Ready to plan your next show? Save layouts and reuse them across events with a free MyEventPrep account. Every layout you build becomes a starting point for the next one.
Frequently asked questions
How big is a standard craft fair booth?
The most common craft fair booth size is 10 feet by 10 feet (10x10), which fits a standard pop-up canopy. Some events offer 10x20 double booths or smaller 8x8 spaces. Always check the application or event packet for exact dimensions and any rules about tent lines, fire lanes, or shared walls.
Where should the checkout go in a 10x10 booth?
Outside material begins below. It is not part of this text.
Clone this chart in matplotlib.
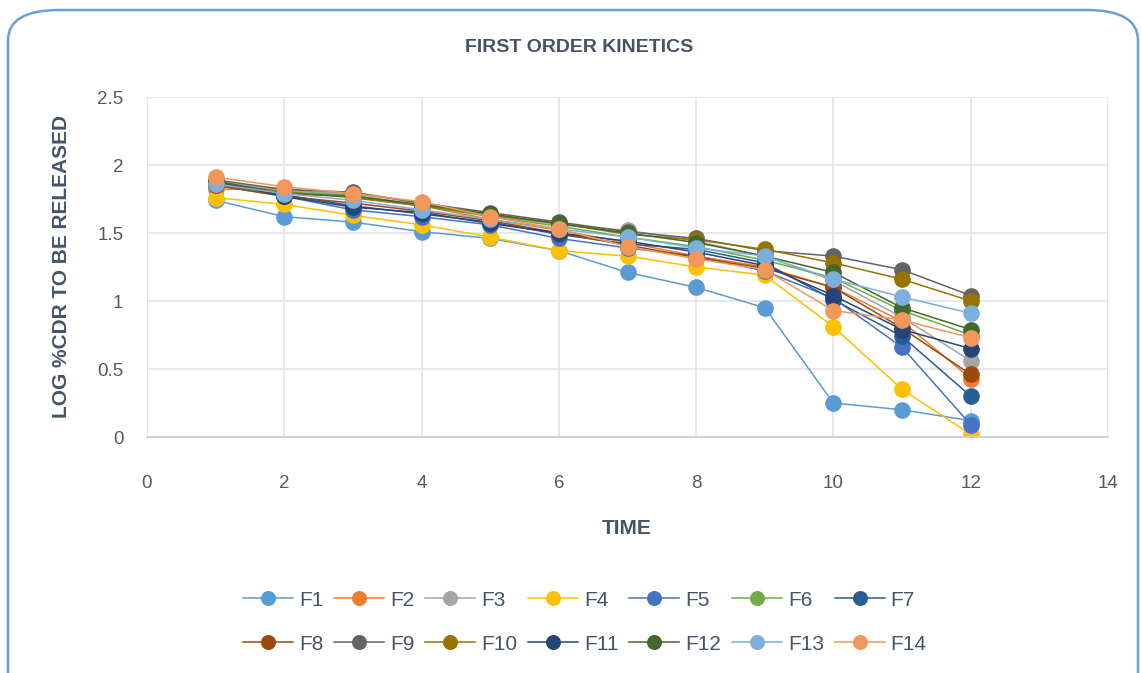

Put the checkout in a back corner of the booth, not at the front or center. A back-corner checkout keeps the entry zone clear, gives you a place to ring sales without blocking traffic, and leaves you room to greet people as they browse. It also prevents the "counter effect" where a front-facing table makes the booth feel closed off.
What's the difference between a U-shape and open-front booth layout?
A U-shape booth has tables on three sides with a single opening, creating a bay that surrounds the shopper with product. An open-front booth keeps the front clear and pushes displays to the sides and back, so customers can walk in without committing. U-shapes work well for browse-heavy products. Open-front works better for high-volume, low-ticket items like stickers or prints.
How high should craft fair displays be?
Eye level for most adults sits around 50 to 60 inches, and that's where your best-looking or best-selling products belong. Build upward with crates, risers, gridwall, or shelves so you use the vertical space inside your tent. Keep anything below 36 inches reserved for backstock or oversize pieces, since most shoppers won't bend down to look.
Do I really need to test my booth setup at home?
It helps more than almost anything else you can do before an event. Mark out a 10x10 with painter's tape, set the booth up as you plan to, and walk through it from the aisle. A photo taken at eye level from ten feet away shows you what a shopper sees, and most layout problems are obvious in the photo in a way they aren't in your head.